SALEM, Oregon — Teachers, parents, students and other community members took part in a march and rally at the Oregon State Capitol as part of a statewide teacher walkout to pressure lawmakers to provide more funding for schools.
The rally began at 1:30 p.m. at Riverfront Park in Salem. Attendees marched to the Capitol at 2 p.m. for a rally that began at 3 p.m. The Salem-Keizer School District closed 2.5 hours early and canceled all afternoon preschool.
The Oregon Education Association, the union for teachers across the state, planned the rallies months ago.

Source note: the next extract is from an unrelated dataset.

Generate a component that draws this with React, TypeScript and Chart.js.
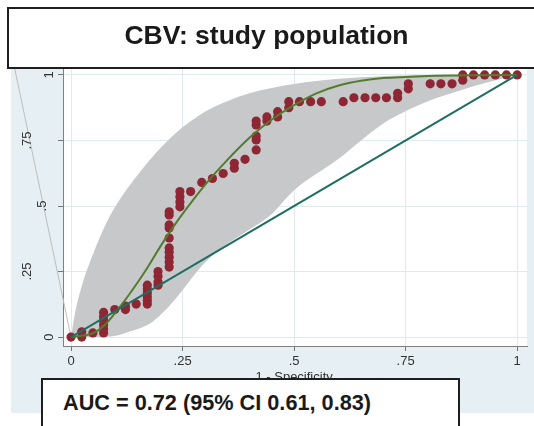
import React, { useEffect, useRef } from "react";
import { Chart, registerables } from "chart.js";

Chart.register(...registerables);

// ---- data ----
const titleText = "CBV: study population";
const aucText = "AUC = 0.72 (95% CI 0.61, 0.83)";
const xAxisTitle = "1 - Specificity";

const xTicks = [0, 0.25, 0.5, 0.75, 1];
const xTickLabels = ["0", ".25", ".5", ".75", "1"];
const yTicks = [0, 0.25, 0.5, 0.75, 1];
const yTickLabels = ["0", ".25", ".5", ".75", "1"];

// empirical ROC points (1 - specificity, sensitivity)
const rocFpr = [
  0, 0.024, 0.024, 0.049,
  0.073, 0.073, 0.073, 0.073, 0.073, 0.073,
  0.098, 0.122, 0.122, 0.146,
  0.171, 0.171, 0.171, 0.171, 0.171, 0.171,
  0.195, 0.195, 0.195, 0.195,
  0.22, 0.22, 0.22, 0.22, 0.22, 0.22, 0.22, 0.22, 0.22, 0.22,
  0.244, 0.244, 0.244, 0.244,
  0.268, 0.293, 0.317, 0.341, 0.366, 0.366, 0.39,
  0.415, 0.415, 0.415, 0.415, 0.415,
  0.439, 0.439, 0.463, 0.463, 0.488, 0.488,
  0.512, 0.537, 0.561, 0.61,
  0.634, 0.659, 0.683, 0.707, 0.732, 0.732,
  0.756, 0.756, 0.805, 0.829, 0.854,
  0.878, 0.878, 0.902, 0.927, 0.951, 0.976, 1,
];
const rocTpr = [
  0, 0, 0.02, 0.016,
  0.016, 0.031, 0.047, 0.063, 0.078, 0.094,
  0.105, 0.105, 0.118, 0.126,
  0.126, 0.14, 0.154, 0.168, 0.183, 0.198,
  0.198, 0.21, 0.232, 0.25,
  0.267, 0.286, 0.305, 0.324, 0.34, 0.378, 0.416, 0.428, 0.466, 0.478,
  0.497, 0.515, 0.535, 0.555,
  0.555, 0.59, 0.605, 0.624, 0.644, 0.663, 0.678,
  0.714, 0.752, 0.767, 0.809, 0.824,
  0.824, 0.84, 0.84, 0.86, 0.875, 0.898,
  0.898, 0.898, 0.898, 0.898,
  0.913, 0.913, 0.913, 0.913, 0.913, 0.93,
  0.947, 0.966, 0.966, 0.966, 0.966,
  0.98, 1, 1, 1, 1, 1, 1,
];

// fitted (binormal) ROC curve
const fitX = [0, 0.02, 0.05, 0.075, 0.1, 0.125, 0.15, 0.175, 0.2, 0.225, 0.25, 0.3, 0.35, 0.4, 0.45, 0.5, 0.55, 0.6, 0.65, 0.7, 0.8, 0.9, 1];
const fitY = [0, 0.004, 0.015, 0.045, 0.095, 0.15, 0.21, 0.275, 0.345, 0.41, 0.47, 0.58, 0.675, 0.76, 0.83, 0.885, 0.93, 0.96, 0.978, 0.988, 0.996, 0.999, 1];

// confidence band
const bandUpperX = [0, 0.01, 0.025, 0.05, 0.075, 0.1, 0.15, 0.2, 0.25, 0.3, 0.35, 0.4, 0.5, 0.6, 0.7, 0.8, 1];
const bandUpperY = [0, 0.1, 0.2, 0.32, 0.42, 0.5, 0.62, 0.72, 0.8, 0.86, 0.9, 0.93, 0.965, 0.985, 0.995, 1, 1];
const bandLowerX = [0, 0.05, 0.09, 0.13, 0.18, 0.21, 0.245, 0.29, 0.33, 0.4, 0.45, 0.5, 0.6, 0.65, 0.7, 0.76, 0.8, 0.87, 0.93, 1];
const bandLowerY = [0, 0, 0.002, 0.02, 0.055, 0.1, 0.168, 0.265, 0.33, 0.41, 0.47, 0.56, 0.68, 0.75, 0.815, 0.87, 0.9, 0.94, 0.97, 1];

// reference diagonal
const refX = [0, 1];
const refY = [0, 1];

// stray line from the origin (image artifact)
const strayX = [0, -0.138];
const strayY = [0, 1.12];

const pts = (xs: number[], ys: number[]) => xs.map((x, i) => ({ x, y: ys[i] }));

const FONT = '"Liberation Sans", Arial, Helvetica, sans-serif';

const stataPlugin = {
  id: "stataDeco",
  beforeDraw(chart: any) {
    const { ctx, chartArea, width, height } = chart;
    ctx.save();
    ctx.fillStyle = "#ffffff";
    ctx.fillRect(0, 0, width, height);
    ctx.fillStyle = "rgb(230,239,243)";
    ctx.fillRect(11, 10, width - 11, 413 - 10);
    ctx.fillStyle = "#ffffff";
    ctx.fillRect(chartArea.left, chartArea.top, chartArea.right - chartArea.left, chartArea.bottom - chartArea.top);
    ctx.restore();
  },
  afterDraw(chart: any) {
    const { ctx } = chart;
    const ys = chart.scales.y;
    const xs = chart.scales.x;
    ctx.save();
    ctx.font = `13px ${FONT}`;
    ctx.fillStyle = "#333333";
    ctx.textAlign = "center";
    ctx.textBaseline = "middle";
    yTicks.forEach((v, i) => {
      const lab = yTickLabels[i];
      const w = ctx.measureText(lab).width;
      const cx = ys.right + 1 - 2 * w;
      const cy = ys.getPixelForValue(v);
      ctx.save();
      ctx.translate(cx, cy);
      ctx.rotate(-Math.PI / 2);
      ctx.fillText(lab, 0, 0);
      ctx.restore();
    });
    const mid = (xs.getPixelForValue(0) + xs.getPixelForValue(1)) / 2;
    ctx.fillText(xAxisTitle, mid, xs.bottom - 80 + 31);
    ctx.restore();
  },
};

export default function App() {
  const ref = useRef<HTMLCanvasElement | null>(null);

  useEffect(() => {
    if (!ref.current) return;
    const chart = new Chart(ref.current, {
      type: "line",
      data: {
        datasets: [
          {
            label: "upper",
            data: pts(bandUpperX, bandUpperY),
            borderWidth: 0,
            borderColor: "rgba(0,0,0,0)",
            pointRadius: 0,
            fill: "+1",
            backgroundColor: "rgb(199,200,202)",
            cubicInterpolationMode: "monotone",
            order: 10,
          },
          {
            label: "lower",
            data: pts(bandLowerX, bandLowerY),
            borderWidth: 0,
            borderColor: "rgba(0,0,0,0)",
            pointRadius: 0,
            fill: false,
            cubicInterpolationMode: "monotone",
            order: 9,
          },
          {
            label: "stray",
            data: pts(strayX, strayY),
            borderWidth: 1,
            borderColor: "rgb(190,190,190)",
            pointRadius: 0,
            fill: false,
            clip: false as any,
            order: 8,
          },
          {
            label: "empirical",
            data: pts(rocFpr, rocTpr),
            showLine: false,
            pointRadius: 4.6,
            pointBackgroundColor: "rgb(143,38,52)",
            pointBorderColor: "rgb(143,38,52)",
            pointBorderWidth: 0,
            order: 3,
          },
          {
            label: "fitted",
            data: pts(fitX, fitY),
            borderWidth: 2,
            borderColor: "rgb(82,125,45)",
            pointRadius: 0,
            fill: false,
            cubicInterpolationMode: "monotone",
            order: 2,
          },
          {
            label: "reference",
            data: pts(refX, refY),
            borderWidth: 2,
            borderColor: "rgb(30,110,100)",
            pointRadius: 0,
            fill: false,
            order: 1,
          },
        ],
      },
      options: {
        animation: false,
        responsive: false,
        maintainAspectRatio: false,
        devicePixelRatio: 1,
        layout: { padding: { left: 0, top: 60, right: 7, bottom: 0 } },
        plugins: {
          legend: { display: false },
          tooltip: { enabled: false },
          title: { display: false },
        },
        events: [],
        scales: {
          x: {
            type: "linear",
            min: -0.018,
            max: 1.022,
            afterBuildTicks: (s: any) => {
              s.ticks = xTicks.map((v) => ({ value: v }));
            },
            afterFit: (s: any) => {
              s.height = 80;
            },
            ticks: {
              callback: (_v: any, i: number) => xTickLabels[i],
              font: { family: FONT, size: 13 },
              color: "#333333",
              padding: 3,
              maxRotation: 0,
              minRotation: 0,
            },
            grid: {
              color: "rgb(224,235,240)",
              lineWidth: 1,
              drawTicks: true,
              tickLength: 5,
              tickColor: "#777777",
            },
            border: { display: true, color: "#808080", width: 1 },
          },
          y: {
            type: "linear",
            min: -0.034,
            max: 1.057,
            afterBuildTicks: (s: any) => {
              s.ticks = yTicks.map((v) => ({ value: v }));
            },
            afterFit: (s: any) => {
              s.width = 63;
            },
            ticks: { display: false },
            grid: {
              color: "rgb(224,235,240)",
              lineWidth: 1,
              drawTicks: true,
              tickLength: 5,
              tickColor: "#777777",
            },
            border: { display: true, color: "#808080", width: 1 },
          },
        },
      },
      plugins: [stataPlugin],
    } as any);
    return () => chart.destroy();
  }, []);

  return (
    <div style={{ position: "absolute", left: 0, top: 0, width: 534, height: 426, overflow: "hidden", background: "#fff" }}>
      <canvas ref={ref} width={534} height={426} style={{ position: "absolute", left: 0, top: 0, width: 534, height: 426 }} />
      <div
        style={{
          position: "absolute",
          left: 7,
          top: 7,
          width: 560,
          height: 62,
          boxSizing: "border-box",
          border: "2px solid #1e1e1e",
          background: "#fff",
        }}
      />
      <div
        style={{
          position: "absolute",
          left: 0,
          top: 22,
          width: 533,
          textAlign: "center",
          fontFamily: FONT,
          fontWeight: "bold",
          fontSize: 26.5,
          lineHeight: "26.5px",
          color: "#1a1a1a",
          whiteSpace: "nowrap",
        }}
      >
        {titleText}
      </div>
      <div
        style={{
          position: "absolute",
          left: 41,
          top: 378,
          width: 419,
          height: 70,
          boxSizing: "border-box",
          border: "2px solid #1e1e1e",
          background: "#fff",
        }}
      />
      <div
        style={{
          position: "absolute",
          left: 63,
          top: 392,
          fontFamily: FONT,
          fontWeight: "bold",
          fontSize: 21.7,
          lineHeight: "21.7px",
          color: "#1a1a1a",
          whiteSpace: "nowrap",
        }}
      >
        {aucText}
      </div>
    </div>
  );
}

The union said the objective of the Day of Action is to advocate “for students after years of disinvestment.”
The state Senate was scheduled to vote on a $1 billion per-year funding package (HB 3427) for schools on Tuesday, but Senate Republicans didn’t show up on the Senate floor in order to avoid the vote. They didn't show up Wednesday, either.
The House approved the school funding package last week.
Minority leader Herman Baertschiger said Monday that Republicans in the Senate are opposed to the proposed half a percent tax on businesses with sales over $1 million in the funding package.
Classrooms in Crisis
KGW has been following the issue of classrooms disruptions across Oregon for months. The concerns of parents, teachers and lawmakers echo the reasons OEA says they are marching: large class sizes, missing mental and behavioral health supports, and cut programs like art, music, and P.E.
After months of reporting on disrupted classrooms, we recently sat down with parents, teachers and lawmakers to brainstorm solutions.
No idea was off the table. This discussion was taped from beginning to end as teachers laid out their frustrations, parents their concerns and lawmakers listened.
Classrooms in Crisis: Solutions aired Wednesday, May 8 on KGW and KGW.com.
KGW has interviewed dozens of teachers and school administrators about an increase in verbal, physical and sometimes violent disruptions in Oregon and Southwest Washington classrooms. We’ve received emails from hundreds of additional teachers who tell similar stories. Many teachers say they don’t have the proper training, support or resources to deal with this disruptive behavior. The teachers don’t blame the kids, pointing out that many students have suffered trauma in their lives; however, they say the current law makes it difficult to handle these incidents effectively. In many cases, they are forced to clear all other students out of a classroom until a disruptive student can calm down. We will continue to tell these stories and push for answers from lawmakers and school officials.